TO BE DONE: Leave the pictures out, and retype all of the material exactly as written.
#### DATASET SECTION ####
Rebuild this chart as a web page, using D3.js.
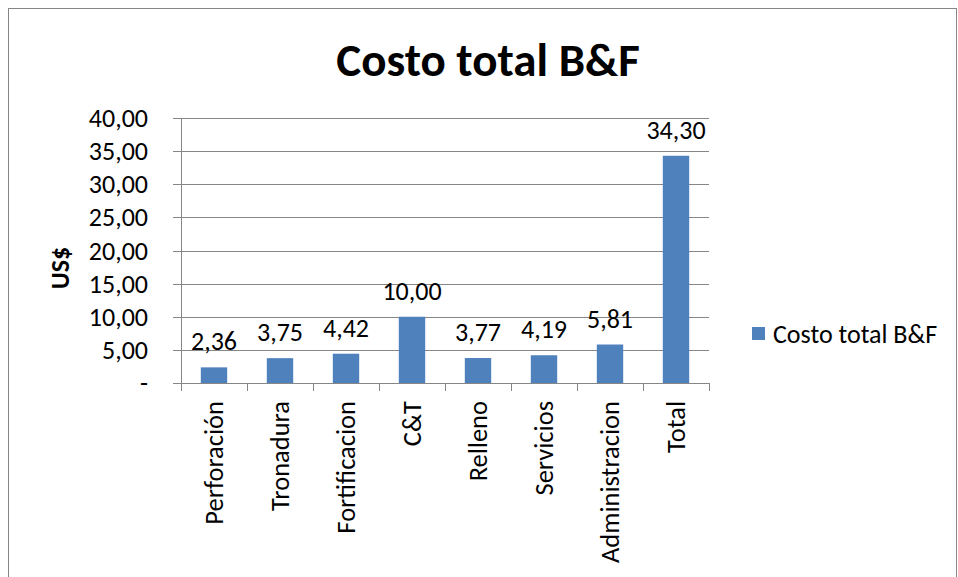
<!DOCTYPE html>
<html><head><meta charset="utf-8">
<script src="https://cdn.jsdelivr.net/npm/d3@7"></script>
<style>
body{margin:0;background:#fff;}
text{font-family:Carlito,Calibri,Lato,"Open Sans",sans-serif;fill:#000;}
</style></head>
<body><svg id="c" width="958" height="577"></svg>
<script>
const categories=["Perforación","Tronadura","Fortificacion","C&T","Relleno","Servicios","Administracion","Total"];
const values=[2.36,3.75,4.42,10.00,3.77,4.19,5.81,34.30];
const yTicks=[0,5,10,15,20,25,30,35,40];
const seriesName="Costo total B&F";
const titleText="Costo total B&F";
const yTitle="US$";

(function(){
const svg=d3.select("#c");
const fs="26px";
const fmt=v=>v===0?"-":d3.format(".2f")(v).replace(".",",");
svg.append("rect").attr("x",8.5).attr("y",8.5).attr("width",948).attr("height",580).attr("fill","#fff").attr("stroke","#868686").attr("stroke-width",1);

const pL=181,pR=709,pT=118,pB=383;
const x=d3.scaleBand().domain(categories).range([pL,pR]).paddingInner(0.6).paddingOuter(0.3);
const y=d3.scaleLinear().domain([0,40]).range([pB,pT]);

svg.append("g").selectAll("line").data(yTicks).join("line")
 .attr("x1",pL-8).attr("x2",pR).attr("y1",d=>Math.round(y(d))+0.5).attr("y2",d=>Math.round(y(d))+0.5)
 .attr("stroke","#868686").attr("stroke-width",1);
svg.append("line").attr("x1",pL+0.5).attr("x2",pL+0.5).attr("y1",pT).attr("y2",pB+8).attr("stroke","#868686");
const bandStep=(pR-pL)/categories.length;
svg.append("g").selectAll("line").data(d3.range(categories.length+1)).join("line")
 .attr("x1",i=>Math.round(pL+i*bandStep)+0.5).attr("x2",i=>Math.round(pL+i*bandStep)+0.5)
 .attr("y1",pB).attr("y2",pB+8).attr("stroke","#868686");
svg.append("g").selectAll("text").data(yTicks).join("text")
 .attr("x",148).attr("y",d=>y(d)).attr("dy","0.35em").attr("text-anchor","end")
 .style("font-size",fs).text(fmt);
svg.append("g").selectAll("rect").data(values).join("rect")
 .attr("x",(d,i)=>x(categories[i])).attr("width",x.bandwidth())
 .attr("y",d=>y(d)).attr("height",d=>y(0)-y(d)).attr("fill","#4f81bd");
svg.append("g").selectAll("text").data(values).join("text")
 .attr("x",(d,i)=>x(categories[i])+x.bandwidth()/2).attr("y",d=>y(d)-17)
 .attr("text-anchor","middle").style("font-size",fs).text(fmt);
svg.append("g").selectAll("text").data(categories).join("text")
 .attr("transform",(d)=>`translate(${x(d)+x.bandwidth()/2},401) rotate(-90)`)
 .attr("text-anchor","end").attr("dy","0.35em").style("font-size","26.5px").text(d=>d);
svg.append("text").attr("x",488).attr("y",76).attr("text-anchor","middle")
 .style("font-size","47px").style("font-weight","bold").text(titleText);
svg.append("text").attr("transform","translate(60,268) rotate(-90)").attr("text-anchor","middle").attr("dy","0.35em")
 .style("font-size",fs).style("font-weight","bold").text(yTitle);
svg.append("rect").attr("x",752).attr("y",327).attr("width",13).attr("height",13).attr("fill","#4f81bd");
svg.append("text").attr("x",773).attr("y",334).attr("dy","0.35em").style("font-size",fs).text(seriesName);
})();
</script></body></html>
####
COMPLETE RESPONSE:
Rebuild this chart as a web page, using D3.js.
<!DOCTYPE html>
<html><head><meta charset="utf-8">
<script src="https://cdn.jsdelivr.net/npm/d3@7"></script>
<style>
body{margin:0;background:#fff;}
text{font-family:Carlito,Calibri,Lato,"Open Sans",sans-serif;fill:#000;}
</style></head>
<body><svg id="c" width="958" height="577"></svg>
<script>
const categories=["Perforación","Tronadura","Fortificacion","C&T","Relleno","Servicios","Administracion","Total"];
const values=[2.36,3.75,4.42,10.00,3.77,4.19,5.81,34.30];
const yTicks=[0,5,10,15,20,25,30,35,40];
const seriesName="Costo total B&F";
const titleText="Costo total B&F";
const yTitle="US$";

(function(){
const svg=d3.select("#c");
const fs="26px";
const fmt=v=>v===0?"-":d3.format(".2f")(v).replace(".",",");
svg.append("rect").attr("x",8.5).attr("y",8.5).attr("width",948).attr("height",580).attr("fill","#fff").attr("stroke","#868686").attr("stroke-width",1);

const pL=181,pR=709,pT=118,pB=383;
const x=d3.scaleBand().domain(categories).range([pL,pR]).paddingInner(0.6).paddingOuter(0.3);
const y=d3.scaleLinear().domain([0,40]).range([pB,pT]);

svg.append("g").selectAll("line").data(yTicks).join("line")
 .attr("x1",pL-8).attr("x2",pR).attr("y1",d=>Math.round(y(d))+0.5).attr("y2",d=>Math.round(y(d))+0.5)
 .attr("stroke","#868686").attr("stroke-width",1);
svg.append("line").attr("x1",pL+0.5).attr("x2",pL+0.5).attr("y1",pT).attr("y2",pB+8).attr("stroke","#868686");
const bandStep=(pR-pL)/categories.length;
svg.append("g").selectAll("line").data(d3.range(categories.length+1)).join("line")
 .attr("x1",i=>Math.round(pL+i*bandStep)+0.5).attr("x2",i=>Math.round(pL+i*bandStep)+0.5)
 .attr("y1",pB).attr("y2",pB+8).attr("stroke","#868686");
svg.append("g").selectAll("text").data(yTicks).join("text")
 .attr("x",148).attr("y",d=>y(d)).attr("dy","0.35em").attr("text-anchor","end")
 .style("font-size",fs).text(fmt);
svg.append("g").selectAll("rect").data(values).join("rect")
 .attr("x",(d,i)=>x(categories[i])).attr("width",x.bandwidth())
 .attr("y",d=>y(d)).attr("height",d=>y(0)-y(d)).attr("fill","#4f81bd");
svg.append("g").selectAll("text").data(values).join("text")
 .attr("x",(d,i)=>x(categories[i])+x.bandwidth()/2).attr("y",d=>y(d)-17)
 .attr("text-anchor","middle").style("font-size",fs).text(fmt);
svg.append("g").selectAll("text").data(categories).join("text")
 .attr("transform",(d)=>`translate(${x(d)+x.bandwidth()/2},401) rotate(-90)`)
 .attr("text-anchor","end").attr("dy","0.35em").style("font-size","26.5px").text(d=>d);
svg.append("text").attr("x",488).attr("y",76).attr("text-anchor","middle")
 .style("font-size","47px").style("font-weight","bold").text(titleText);
svg.append("text").attr("transform","translate(60,268) rotate(-90)").attr("text-anchor","middle").attr("dy","0.35em")
 .style("font-size",fs).style("font-weight","bold").text(yTitle);
svg.append("rect").attr("x",752).attr("y",327).attr("width",13).attr("height",13).attr("fill","#4f81bd");
svg.append("text").attr("x",773).attr("y",334).attr("dy","0.35em").style("font-size",fs).text(seriesName);
})();
</script></body></html>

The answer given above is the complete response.